**OBJECTIVE:**
Copy out the listing in full, exactly as written, but not its pictures.

**MATERIAL PROVIDED:**
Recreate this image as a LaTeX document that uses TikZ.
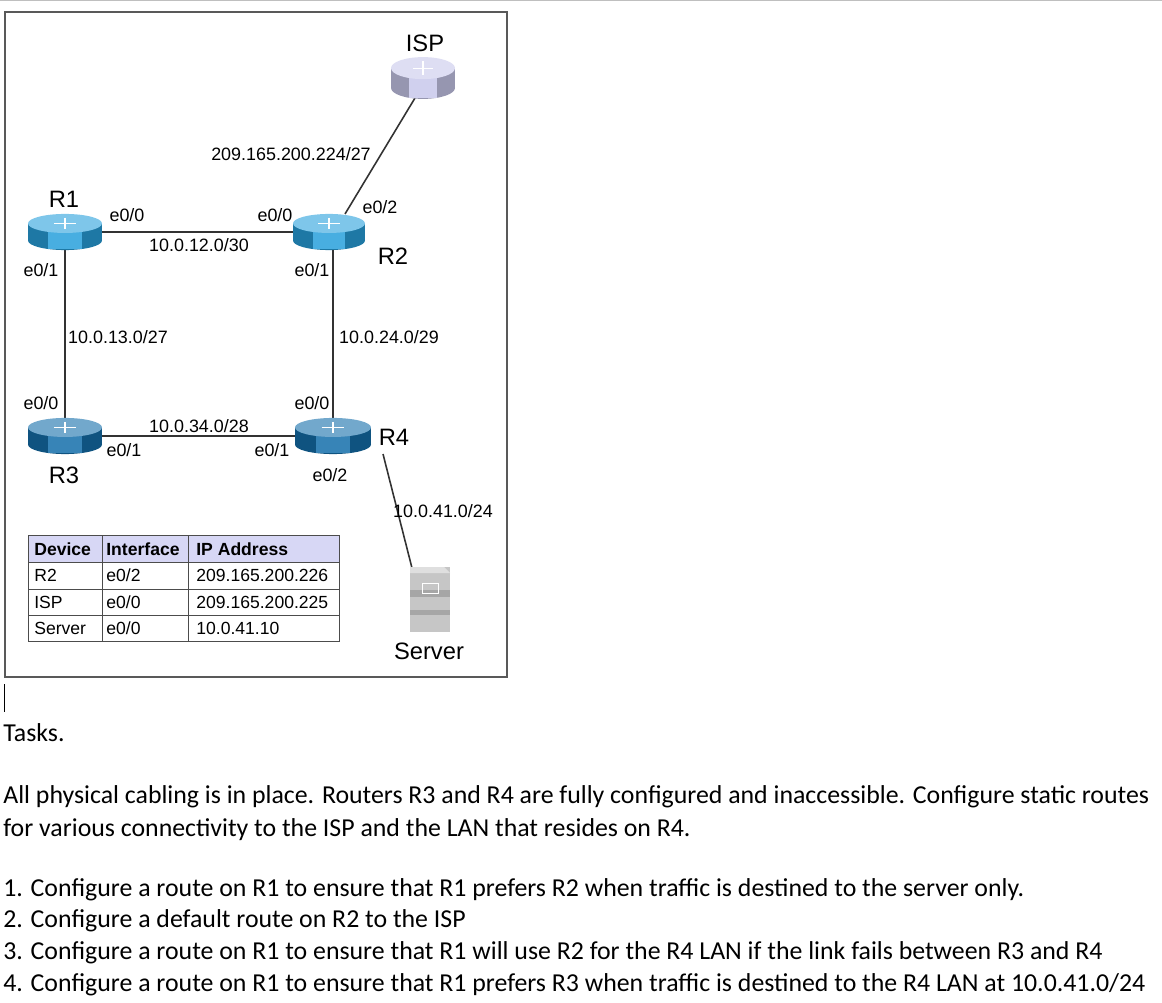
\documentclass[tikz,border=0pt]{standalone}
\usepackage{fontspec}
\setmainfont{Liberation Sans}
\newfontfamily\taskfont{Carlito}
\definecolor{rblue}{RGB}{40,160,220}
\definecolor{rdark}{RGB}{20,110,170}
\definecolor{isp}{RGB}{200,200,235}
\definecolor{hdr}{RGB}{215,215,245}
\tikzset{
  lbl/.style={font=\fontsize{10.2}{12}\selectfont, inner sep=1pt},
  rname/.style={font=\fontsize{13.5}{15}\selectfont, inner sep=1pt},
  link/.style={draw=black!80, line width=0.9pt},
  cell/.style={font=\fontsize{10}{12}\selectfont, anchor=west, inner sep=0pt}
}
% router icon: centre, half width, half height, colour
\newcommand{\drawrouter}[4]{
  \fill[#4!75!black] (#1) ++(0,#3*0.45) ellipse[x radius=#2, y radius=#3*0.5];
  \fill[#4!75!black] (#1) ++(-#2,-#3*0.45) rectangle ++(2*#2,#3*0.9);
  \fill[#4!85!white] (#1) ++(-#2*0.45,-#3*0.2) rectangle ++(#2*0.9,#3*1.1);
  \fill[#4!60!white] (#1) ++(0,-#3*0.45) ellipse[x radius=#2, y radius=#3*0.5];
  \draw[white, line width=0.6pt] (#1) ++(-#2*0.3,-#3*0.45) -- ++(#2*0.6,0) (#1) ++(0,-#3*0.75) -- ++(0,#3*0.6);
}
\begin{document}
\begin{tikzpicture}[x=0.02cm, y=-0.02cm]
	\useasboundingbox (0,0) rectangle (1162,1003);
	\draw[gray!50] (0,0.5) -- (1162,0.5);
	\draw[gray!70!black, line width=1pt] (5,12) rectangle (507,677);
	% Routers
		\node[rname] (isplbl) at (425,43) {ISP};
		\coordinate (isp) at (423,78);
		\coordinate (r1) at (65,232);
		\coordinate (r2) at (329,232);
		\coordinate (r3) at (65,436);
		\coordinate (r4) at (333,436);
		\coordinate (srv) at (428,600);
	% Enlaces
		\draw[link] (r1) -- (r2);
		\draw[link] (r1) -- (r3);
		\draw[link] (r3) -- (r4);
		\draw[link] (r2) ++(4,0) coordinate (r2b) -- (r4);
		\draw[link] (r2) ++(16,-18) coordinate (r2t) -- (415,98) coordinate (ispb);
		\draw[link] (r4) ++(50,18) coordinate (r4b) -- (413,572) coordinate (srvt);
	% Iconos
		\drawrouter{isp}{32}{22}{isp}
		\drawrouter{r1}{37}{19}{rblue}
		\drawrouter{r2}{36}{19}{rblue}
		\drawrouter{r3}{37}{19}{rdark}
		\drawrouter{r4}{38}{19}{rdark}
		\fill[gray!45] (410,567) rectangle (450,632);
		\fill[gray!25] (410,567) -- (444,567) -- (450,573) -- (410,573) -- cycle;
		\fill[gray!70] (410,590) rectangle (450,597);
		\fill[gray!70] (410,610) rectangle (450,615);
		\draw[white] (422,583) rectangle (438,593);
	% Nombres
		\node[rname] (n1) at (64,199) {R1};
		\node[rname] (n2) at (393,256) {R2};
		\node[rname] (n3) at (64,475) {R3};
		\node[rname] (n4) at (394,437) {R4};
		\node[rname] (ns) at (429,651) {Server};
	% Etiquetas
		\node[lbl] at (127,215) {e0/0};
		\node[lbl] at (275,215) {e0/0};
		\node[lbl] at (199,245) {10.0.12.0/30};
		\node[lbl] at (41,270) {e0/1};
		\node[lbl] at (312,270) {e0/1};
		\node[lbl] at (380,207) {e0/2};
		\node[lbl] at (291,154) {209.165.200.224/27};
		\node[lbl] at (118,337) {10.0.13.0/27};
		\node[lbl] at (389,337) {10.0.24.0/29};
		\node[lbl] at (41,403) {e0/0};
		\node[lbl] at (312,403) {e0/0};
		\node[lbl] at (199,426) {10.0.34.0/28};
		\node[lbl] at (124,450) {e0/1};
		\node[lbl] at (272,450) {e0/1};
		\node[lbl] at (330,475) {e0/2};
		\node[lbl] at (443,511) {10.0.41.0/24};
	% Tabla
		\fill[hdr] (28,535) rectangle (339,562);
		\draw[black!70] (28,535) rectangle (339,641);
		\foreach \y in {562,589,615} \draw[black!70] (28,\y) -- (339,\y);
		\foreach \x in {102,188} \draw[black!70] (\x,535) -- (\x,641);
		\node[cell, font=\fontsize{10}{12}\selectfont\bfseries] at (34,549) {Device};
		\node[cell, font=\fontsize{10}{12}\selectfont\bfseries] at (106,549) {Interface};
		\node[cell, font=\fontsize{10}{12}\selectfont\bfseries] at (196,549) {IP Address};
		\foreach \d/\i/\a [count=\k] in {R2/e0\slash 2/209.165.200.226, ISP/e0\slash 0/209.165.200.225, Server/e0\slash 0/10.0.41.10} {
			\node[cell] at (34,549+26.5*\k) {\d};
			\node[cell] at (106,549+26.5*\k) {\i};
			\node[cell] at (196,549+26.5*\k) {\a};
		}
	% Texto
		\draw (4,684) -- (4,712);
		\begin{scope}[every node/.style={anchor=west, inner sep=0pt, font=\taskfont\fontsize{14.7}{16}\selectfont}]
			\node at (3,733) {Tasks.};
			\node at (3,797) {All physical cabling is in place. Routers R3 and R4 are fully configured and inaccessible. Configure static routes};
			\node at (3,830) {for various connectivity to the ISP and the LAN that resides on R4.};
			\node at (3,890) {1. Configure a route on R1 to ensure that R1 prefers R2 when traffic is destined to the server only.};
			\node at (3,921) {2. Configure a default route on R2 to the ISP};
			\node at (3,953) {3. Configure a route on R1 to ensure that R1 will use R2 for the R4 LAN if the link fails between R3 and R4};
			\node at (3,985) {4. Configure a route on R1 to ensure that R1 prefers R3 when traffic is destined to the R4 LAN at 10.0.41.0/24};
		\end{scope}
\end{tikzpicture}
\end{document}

**FULL ANSWER:**
Recreate this image as a LaTeX document that uses TikZ.
\documentclass[tikz,border=0pt]{standalone}
\usepackage{fontspec}
\setmainfont{Liberation Sans}
\newfontfamily\taskfont{Carlito}
\definecolor{rblue}{RGB}{40,160,220}
\definecolor{rdark}{RGB}{20,110,170}
\definecolor{isp}{RGB}{200,200,235}
\definecolor{hdr}{RGB}{215,215,245}
\tikzset{
  lbl/.style={font=\fontsize{10.2}{12}\selectfont, inner sep=1pt},
  rname/.style={font=\fontsize{13.5}{15}\selectfont, inner sep=1pt},
  link/.style={draw=black!80, line width=0.9pt},
  cell/.style={font=\fontsize{10}{12}\selectfont, anchor=west, inner sep=0pt}
}
% router icon: centre, half width, half height, colour
\newcommand{\drawrouter}[4]{
  \fill[#4!75!black] (#1) ++(0,#3*0.45) ellipse[x radius=#2, y radius=#3*0.5];
  \fill[#4!75!black] (#1) ++(-#2,-#3*0.45) rectangle ++(2*#2,#3*0.9);
  \fill[#4!85!white] (#1) ++(-#2*0.45,-#3*0.2) rectangle ++(#2*0.9,#3*1.1);
  \fill[#4!60!white] (#1) ++(0,-#3*0.45) ellipse[x radius=#2, y radius=#3*0.5];
  \draw[white, line width=0.6pt] (#1) ++(-#2*0.3,-#3*0.45) -- ++(#2*0.6,0) (#1) ++(0,-#3*0.75) -- ++(0,#3*0.6);
}
\begin{document}
\begin{tikzpicture}[x=0.02cm, y=-0.02cm]
	\useasboundingbox (0,0) rectangle (1162,1003);
	\draw[gray!50] (0,0.5) -- (1162,0.5);
	\draw[gray!70!black, line width=1pt] (5,12) rectangle (507,677);
	% Routers
		\node[rname] (isplbl) at (425,43) {ISP};
		\coordinate (isp) at (423,78);
		\coordinate (r1) at (65,232);
		\coordinate (r2) at (329,232);
		\coordinate (r3) at (65,436);
		\coordinate (r4) at (333,436);
		\coordinate (srv) at (428,600);
	% Enlaces
		\draw[link] (r1) -- (r2);
		\draw[link] (r1) -- (r3);
		\draw[link] (r3) -- (r4);
		\draw[link] (r2) ++(4,0) coordinate (r2b) -- (r4);
		\draw[link] (r2) ++(16,-18) coordinate (r2t) -- (415,98) coordinate (ispb);
		\draw[link] (r4) ++(50,18) coordinate (r4b) -- (413,572) coordinate (srvt);
	% Iconos
		\drawrouter{isp}{32}{22}{isp}
		\drawrouter{r1}{37}{19}{rblue}
		\drawrouter{r2}{36}{19}{rblue}
		\drawrouter{r3}{37}{19}{rdark}
		\drawrouter{r4}{38}{19}{rdark}
		\fill[gray!45] (410,567) rectangle (450,632);
		\fill[gray!25] (410,567) -- (444,567) -- (450,573) -- (410,573) -- cycle;
		\fill[gray!70] (410,590) rectangle (450,597);
		\fill[gray!70] (410,610) rectangle (450,615);
		\draw[white] (422,583) rectangle (438,593);
	% Nombres
		\node[rname] (n1) at (64,199) {R1};
		\node[rname] (n2) at (393,256) {R2};
		\node[rname] (n3) at (64,475) {R3};
		\node[rname] (n4) at (394,437) {R4};
		\node[rname] (ns) at (429,651) {Server};
	% Etiquetas
		\node[lbl] at (127,215) {e0/0};
		\node[lbl] at (275,215) {e0/0};
		\node[lbl] at (199,245) {10.0.12.0/30};
		\node[lbl] at (41,270) {e0/1};
		\node[lbl] at (312,270) {e0/1};
		\node[lbl] at (380,207) {e0/2};
		\node[lbl] at (291,154) {209.165.200.224/27};
		\node[lbl] at (118,337) {10.0.13.0/27};
		\node[lbl] at (389,337) {10.0.24.0/29};
		\node[lbl] at (41,403) {e0/0};
		\node[lbl] at (312,403) {e0/0};
		\node[lbl] at (199,426) {10.0.34.0/28};
		\node[lbl] at (124,450) {e0/1};
		\node[lbl] at (272,450) {e0/1};
		\node[lbl] at (330,475) {e0/2};
		\node[lbl] at (443,511) {10.0.41.0/24};
	% Tabla
		\fill[hdr] (28,535) rectangle (339,562);
		\draw[black!70] (28,535) rectangle (339,641);
		\foreach \y in {562,589,615} \draw[black!70] (28,\y) -- (339,\y);
		\foreach \x in {102,188} \draw[black!70] (\x,535) -- (\x,641);
		\node[cell, font=\fontsize{10}{12}\selectfont\bfseries] at (34,549) {Device};
		\node[cell, font=\fontsize{10}{12}\selectfont\bfseries] at (106,549) {Interface};
		\node[cell, font=\fontsize{10}{12}\selectfont\bfseries] at (196,549) {IP Address};
		\foreach \d/\i/\a [count=\k] in {R2/e0\slash 2/209.165.200.226, ISP/e0\slash 0/209.165.200.225, Server/e0\slash 0/10.0.41.10} {
			\node[cell] at (34,549+26.5*\k) {\d};
			\node[cell] at (106,549+26.5*\k) {\i};
			\node[cell] at (196,549+26.5*\k) {\a};
		}
	% Texto
		\draw (4,684) -- (4,712);
		\begin{scope}[every node/.style={anchor=west, inner sep=0pt, font=\taskfont\fontsize{14.7}{16}\selectfont}]
			\node at (3,733) {Tasks.};
			\node at (3,797) {All physical cabling is in place. Routers R3 and R4 are fully configured and inaccessible. Configure static routes};
			\node at (3,830) {for various connectivity to the ISP and the LAN that resides on R4.};
			\node at (3,890) {1. Configure a route on R1 to ensure that R1 prefers R2 when traffic is destined to the server only.};
			\node at (3,921) {2. Configure a default route on R2 to the ISP};
			\node at (3,953) {3. Configure a route on R1 to ensure that R1 will use R2 for the R4 LAN if the link fails between R3 and R4};
			\node at (3,985) {4. Configure a route on R1 to ensure that R1 prefers R3 when traffic is destined to the R4 LAN at 10.0.41.0/24};
		\end{scope}
\end{tikzpicture}
\end{document}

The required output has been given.